What? Our Sunandakka (as she was affectionately called by us) would have been 100 years now had she lived? I just can't imagine that! But then, a thought crossed my mind. I too will turn 100 a few years after my death; will my centenary also be celebrated like this? What a treat it would be to watch the function from heaven! The speaker would have to highlight my best works and make the whole house rock with laughter by reading excerpts from my humour pieces.

Now, who could do that well? I tried to select a fan from this generation. I did find one person worthy, and decided to groom her. Here, though, a doubt assailed me. Suppose that person died before she could reach my 100th anniversary? Well then, it would be safe to select at least a couple more fans for that significant post, I thought. It was also imperative that I had a beautiful photo of mine ready to be unveiled during the function. Alas, till now no photographer has done justice to my good looks and youngish appearance. Having made these important decisions, I turned my attention to the task ahead.
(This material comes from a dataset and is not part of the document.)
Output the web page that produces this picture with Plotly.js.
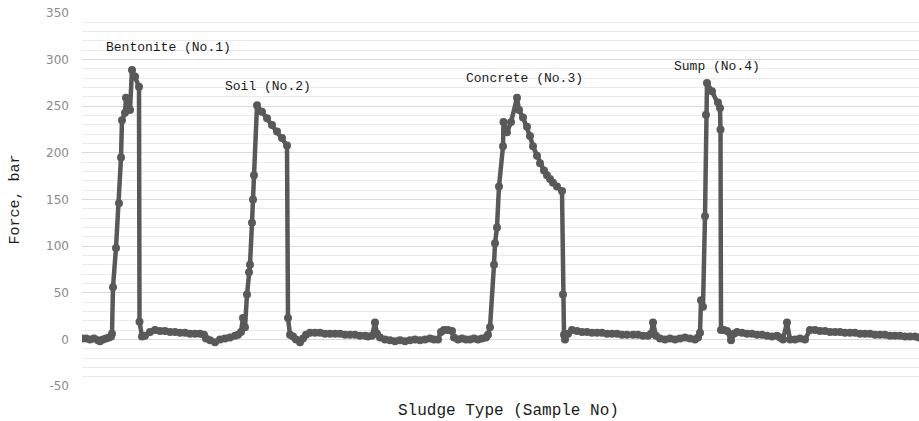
<!DOCTYPE html>
<html>
<head>
<meta charset="utf-8">
<script src="https://cdn.plot.ly/plotly-3.0.1.min.js"></script>
<style>html,body{margin:0;padding:0;background:#fff}#chart{width:919px;height:421px}</style>
</head>
<body>
<div id="chart"></div>
<script>
// Sample position (along the test run) and measured force (bar)
const samplePos = [
  82,86,90,94,98,100,103,106,109,111,112,
  113,116,119,121,122,125,126,130,132,135,139,139.5,142,
  145,150,155,160,165,170,175,180,185,190,195,200,204,206,210,215,220,225,230,235,238,241,243,245,
  247,249,250,252,253,254,257,262,267,272,277,282,287,
  288,290,293,296,300,303,306,310,315,320,325,330,335,340,345,350,355,360,365,368,372,375,377,380,385,390,395,400,405,410,415,420,425,430,434,438,441,444,448,452,454,458,462,466,470,474,478,482,486,488,490,
  494,495,497,499,503,503.5,507,511,517,519,523,527,530,533,537,540,544,547,550,553,557,562,
  563,564,565,568,572,577,582,587,592,597,602,607,612,617,622,627,633,638,643,648,651,653,656,660,665,670,675,680,685,690,695,698,700,
  701,703,705,706,707,712,718,720,720.5,721,724,727,731,734,737,742,747,752,757,762,767,772,777,780,783,787,790,795,800,805,810,815,820,825,830,835,840,845,850,855,860,865,870,875,880,885,890,895,900,905,910,915,919
];
const forceBar = [
  1,1,0,1,-1,-2,0,1,2,3,6,
  56,98,146,195,235,243,259,246,289,282,271,19,3,
  4,8,10,9,9,8,8,7,7,6,6,6,5,1,-1,-3,0,1,2,4,5,8,23,13,
  48,72,80,125,150,176,251,244,237,230,223,216,208,
  23,5,3,0,-3,1,5,7,7,7,6,6,6,6,5,5,5,4,4,3,4,18,6,2,0,-1,-2,-1,-2,-1,0,-1,0,1,0,0,8,10,10,9,2,0,1,0,0,1,0,1,2,5,13,
  80,103,120,164,207,233,222,233,259,246,238,228,218,207,197,189,181,176,172,168,164,159,
  48,5,0,6,10,9,8,8,7,7,7,6,6,6,5,5,5,5,4,4,6,18,4,1,0,1,0,1,2,1,0,2,7,
  42,35,132,241,275,266,254,248,225,10,10,9,-1,6,8,7,6,6,5,5,4,3,4,2,0,18,0,0,1,0,10,10,9,9,8,8,8,7,7,7,6,6,6,5,5,5,4,4,4,3,3,3,2
];
const sampleLabels = ['Bentonite (No.1)', 'Soil (No.2)', 'Concrete (No.3)', 'Sump (No.4)'];
const labelPos = [168, 268, 524, 717];
const labelForce = [313, 271, 280, 293];

const yTicks = [-50, 0, 50, 100, 150, 200, 250, 300, 350];

const annotations = sampleLabels.map((t, i) => ({
  x: labelPos[i], y: labelForce[i], xref: 'x', yref: 'y', text: t, showarrow: false,
  font: {family: 'Liberation Mono, DejaVu Sans Mono, monospace', size: 13, color: '#1a1a1a'}
}));
annotations.push({
  x: 0.51, y: -0.067, xref: 'paper', yref: 'paper', text: 'Sludge Type (Sample No)', showarrow: false,
  yanchor: 'middle', font: {family: 'Liberation Mono, DejaVu Sans Mono, monospace', size: 16, color: '#1a1a1a'}
});
annotations.push({
  x: -0.08, y: 0.5, xref: 'paper', yref: 'paper', text: 'Force, bar', showarrow: false, textangle: -90,
  xanchor: 'center', yanchor: 'middle', font: {family: 'Liberation Mono, DejaVu Sans Mono, monospace', size: 15, color: '#1a1a1a'}
});

const trace = {
  x: samplePos, y: forceBar, type: 'scatter', mode: 'lines+markers',
  line: {color: '#595959', width: 4.5},
  marker: {color: '#595959', size: 8},
  hoverinfo: 'skip'
};

const layout = {
  width: 919, height: 421,
  margin: {l: 82, r: 0, t: 13, b: 35},
  paper_bgcolor: '#ffffff', plot_bgcolor: '#ffffff',
  showlegend: false,
  xaxis: {range: [82, 919], showgrid: false, zeroline: false, showticklabels: false, ticks: '', showline: false},
  yaxis: {
    range: [-50, 350], tickvals: yTicks, ticktext: yTicks.map(String),
    showgrid: true, gridcolor: '#d9d9d9', gridwidth: 1.2, zeroline: false, showline: false, ticks: '',
    ticklabelstandoff: 12,
    tickfont: {family: 'DejaVu Sans, sans-serif', size: 12, color: '#8a8a8a'},
    minor: {dtick: 10, showgrid: true, gridcolor: '#ebebeb', gridwidth: 1}
  },
  annotations: annotations
};

Plotly.newPlot('chart', [trace], layout, {displayModeBar: false, staticPlot: true});
</script>
</body>
</html>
Years of submerged memories surfaced, flooding my mind with poignant moments of a friendship savoured. Sunandakka had an imposing persona, evoking our respect in the very first meeting! Her intellectual calibre, honed and nurtured at home through books of great writers in both English and Kannada, paved the way for her to become the foremost humourist in Kannada literature.

Even our friendship began thanks to this field. Quick to notice the potential of others, she soon became our guiding star. Apart from our Lekhakiyara Sangha (women writers' association), a few of us from Malleshwaram and Basavanagudi also formed a mini literary group on the lines of the famous coffee club in England. We met once a month at each other's house by turns, to discuss various forms of literature and the works of latest writers.

Here I must mention an unforgettable incident. Once Sunandakka decided to train us, the Malleshwaram group, for a social play of hers to be broadcast on AIR Bangalore. We unanimously opted to have the rehearsal at the house late Nirupama, another famous writer. Reason: Nirupama's culinary skills.

Well, the rehearsal started in right earnest. But arrested by the irresistable aroma wafting from the kitchen, we would forget our lines ever so often. Mistaking this pause as a cue for her entry, Nirupama would barge out with a flour-smeared ladle or some other implement reciting her lines, only to be shooed back into the kitchen by our director. But before disappearing back in, she would whisper to us, "Come and taste whether the salt is enough."

Too glad to oblige, we would sneak in one by one, and forget all about the rehearsal in our new role as the tasters. Finding the hall empty, Sunandakka would burst into the kitchen angrily, only to end up as the best eater.